Brené Brown hits the nail on the head in her new book, Atlas of the Heart:

“We’ve learned that achieving mastery requires curiosity and viewing mistakes and failures as opportunities for learning. Perfectionism kills curiosity by telling us that we have to know everything or we risk looking ‘less than’. Perfectionism tells us that our mistakes and failures are personal defects, so we either avoid trying new things or we barely recover every time we inevitably fall short.”

I have made many mistakes along my journey. It’s inevitable. What has changed, however, is the way I look at them. Rather than saying I am stupid after saying or doing something I later regret, I am now much more likely to say I did a really stupid thing. I worked especially hard to remind myself of this during one (slightly traumatizing) morning when I didn’t double check that I had my alarm set for 6:30 a.m. surgical rounds on a Saturday and slept all the way through them. I generally consider myself to be a very conscientious and detail-oriented person, yet this single event immediately sent me into shame and self-judgement, as I ruthlessly chastised myself for being so careless. When I am able to separate myself and who I am from my behaviour and what I have done, it helps to keep the shame spiral at bay. If I can be mindful enough to notice my self-deprecating self-talk (God, why am I ALWAYS so careless) and shift it to a more self-compassionate voice (Gosh, that was a really careless thing that I did – next time, I will be extra on top of it), I can acknowledge the careless behaviour while also holding space for the conscientious person I know myself to be. We need to step away from the destructive culture in which someone must be either this or that and lean into the dialectic truth that someone can be both this and that.

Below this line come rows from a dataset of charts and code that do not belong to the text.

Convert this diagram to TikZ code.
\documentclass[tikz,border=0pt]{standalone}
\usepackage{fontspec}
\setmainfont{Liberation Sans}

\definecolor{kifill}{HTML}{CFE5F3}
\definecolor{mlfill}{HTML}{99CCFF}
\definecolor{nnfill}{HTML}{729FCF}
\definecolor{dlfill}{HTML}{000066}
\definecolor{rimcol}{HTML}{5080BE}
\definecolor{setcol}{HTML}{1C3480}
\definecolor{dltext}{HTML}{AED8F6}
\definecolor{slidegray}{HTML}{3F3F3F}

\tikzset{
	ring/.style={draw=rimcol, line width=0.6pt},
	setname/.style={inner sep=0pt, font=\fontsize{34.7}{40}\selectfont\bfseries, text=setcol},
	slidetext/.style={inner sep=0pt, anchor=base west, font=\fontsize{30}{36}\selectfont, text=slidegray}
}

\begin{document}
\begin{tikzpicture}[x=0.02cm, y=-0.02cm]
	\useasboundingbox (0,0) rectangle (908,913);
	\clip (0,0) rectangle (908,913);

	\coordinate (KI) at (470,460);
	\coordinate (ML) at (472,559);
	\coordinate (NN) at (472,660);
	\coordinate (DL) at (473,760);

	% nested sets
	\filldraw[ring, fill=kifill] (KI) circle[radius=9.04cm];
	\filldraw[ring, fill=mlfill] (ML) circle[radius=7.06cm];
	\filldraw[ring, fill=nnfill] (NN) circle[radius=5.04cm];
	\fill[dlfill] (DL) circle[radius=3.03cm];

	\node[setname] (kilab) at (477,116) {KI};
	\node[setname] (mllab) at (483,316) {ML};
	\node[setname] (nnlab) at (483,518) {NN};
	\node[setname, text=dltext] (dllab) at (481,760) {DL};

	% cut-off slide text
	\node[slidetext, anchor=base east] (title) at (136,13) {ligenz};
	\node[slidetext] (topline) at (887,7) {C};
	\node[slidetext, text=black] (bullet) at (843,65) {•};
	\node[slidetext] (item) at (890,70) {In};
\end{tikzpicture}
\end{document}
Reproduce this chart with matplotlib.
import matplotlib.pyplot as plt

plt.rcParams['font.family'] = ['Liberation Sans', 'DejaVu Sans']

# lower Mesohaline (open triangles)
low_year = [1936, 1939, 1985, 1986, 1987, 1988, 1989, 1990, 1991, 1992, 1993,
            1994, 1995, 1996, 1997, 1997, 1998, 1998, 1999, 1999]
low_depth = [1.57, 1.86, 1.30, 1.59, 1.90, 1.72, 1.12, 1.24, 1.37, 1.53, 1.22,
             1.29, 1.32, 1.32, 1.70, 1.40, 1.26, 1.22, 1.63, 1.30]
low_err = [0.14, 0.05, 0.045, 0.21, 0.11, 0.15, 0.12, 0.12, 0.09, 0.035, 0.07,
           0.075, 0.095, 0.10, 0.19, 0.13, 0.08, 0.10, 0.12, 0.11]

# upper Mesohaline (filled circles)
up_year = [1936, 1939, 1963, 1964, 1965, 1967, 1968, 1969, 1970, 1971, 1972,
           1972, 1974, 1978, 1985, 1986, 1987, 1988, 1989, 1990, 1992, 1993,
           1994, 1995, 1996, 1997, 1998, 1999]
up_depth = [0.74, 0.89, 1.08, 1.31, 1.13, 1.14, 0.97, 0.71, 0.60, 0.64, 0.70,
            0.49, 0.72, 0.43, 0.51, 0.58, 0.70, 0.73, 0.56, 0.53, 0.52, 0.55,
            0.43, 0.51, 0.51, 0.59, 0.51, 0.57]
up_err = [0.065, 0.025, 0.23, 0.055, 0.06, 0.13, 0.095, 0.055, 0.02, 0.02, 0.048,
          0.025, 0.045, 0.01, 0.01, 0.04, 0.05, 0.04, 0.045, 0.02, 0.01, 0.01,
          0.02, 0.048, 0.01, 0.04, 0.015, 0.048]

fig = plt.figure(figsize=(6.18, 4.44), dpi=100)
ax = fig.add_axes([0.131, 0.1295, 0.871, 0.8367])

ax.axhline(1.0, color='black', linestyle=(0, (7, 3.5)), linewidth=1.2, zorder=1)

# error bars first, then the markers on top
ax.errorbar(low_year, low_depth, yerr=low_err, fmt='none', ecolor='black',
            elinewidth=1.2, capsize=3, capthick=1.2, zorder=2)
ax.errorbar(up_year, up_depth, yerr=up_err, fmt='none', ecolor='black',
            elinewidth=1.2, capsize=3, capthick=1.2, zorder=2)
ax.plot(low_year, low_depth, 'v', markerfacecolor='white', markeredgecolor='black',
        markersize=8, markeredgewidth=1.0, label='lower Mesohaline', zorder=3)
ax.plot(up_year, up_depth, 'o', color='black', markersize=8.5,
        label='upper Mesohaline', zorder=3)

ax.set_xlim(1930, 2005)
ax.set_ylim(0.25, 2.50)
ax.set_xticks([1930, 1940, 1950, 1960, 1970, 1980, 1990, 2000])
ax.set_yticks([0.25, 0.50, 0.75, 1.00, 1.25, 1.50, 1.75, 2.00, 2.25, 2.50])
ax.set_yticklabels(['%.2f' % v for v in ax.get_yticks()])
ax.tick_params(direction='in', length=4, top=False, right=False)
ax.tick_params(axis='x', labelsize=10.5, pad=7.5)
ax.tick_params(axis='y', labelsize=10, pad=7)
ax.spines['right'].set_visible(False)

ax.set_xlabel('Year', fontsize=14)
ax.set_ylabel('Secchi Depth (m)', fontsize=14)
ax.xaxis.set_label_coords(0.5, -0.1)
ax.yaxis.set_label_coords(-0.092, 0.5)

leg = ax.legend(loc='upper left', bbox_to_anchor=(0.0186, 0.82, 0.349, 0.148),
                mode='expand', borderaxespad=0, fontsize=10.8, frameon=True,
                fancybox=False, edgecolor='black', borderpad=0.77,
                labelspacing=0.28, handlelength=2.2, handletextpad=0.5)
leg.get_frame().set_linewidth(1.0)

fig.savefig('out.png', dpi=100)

To put the shame to bed once and for all, after any type of identity-jolting event, I will call up either a friend or my partner, tears rolling down my face, to explain to them what has happened. This differs drastically from our reflexive desire as perfectionists to keep our shaming experiences to ourselves because we think we can maintain the illusion of perfection if no one knows what happened, even though it is this very silence and secrecy that actually creates the perfect environment for shame to grow – wild and out of control. On the other hand, as Brown says, when we “speak shame” and allow empathy and connection in, we take away the potentially shaming experience’s power. She explains it like this in Atlas of the heart:

“In a world where perfectionism, pleasing, and proving are used as armour to protect our egos and our feelings, it takes a lot of courage to show up and be all in when we can’t control the outcome. It also takes discipline and self-awareness to understand what to share and with whom. Vulnerability is not oversharing, it’s sharing with people who have earned the right to hear our stories and our experiences. Vulnerability is not weakness; it’s our greatest measure of courage.”

Your imperfections are not dirty secrets — they are a part of what makes you human.

I have been lucky to have had many preceptors over the years who have modelled exactly this type of courageous and vulnerable leadership that I myself hope to embody. They lean into their common humanity by generously sharing stories not only of past triumphs, but of past failures too – and in doing so, they implicitly give us as learners permission to do the same.  These individuals are the type of teachers who remind you why you came into medicine in the first place. They inspire you not to be perfect, but to be your absolute best.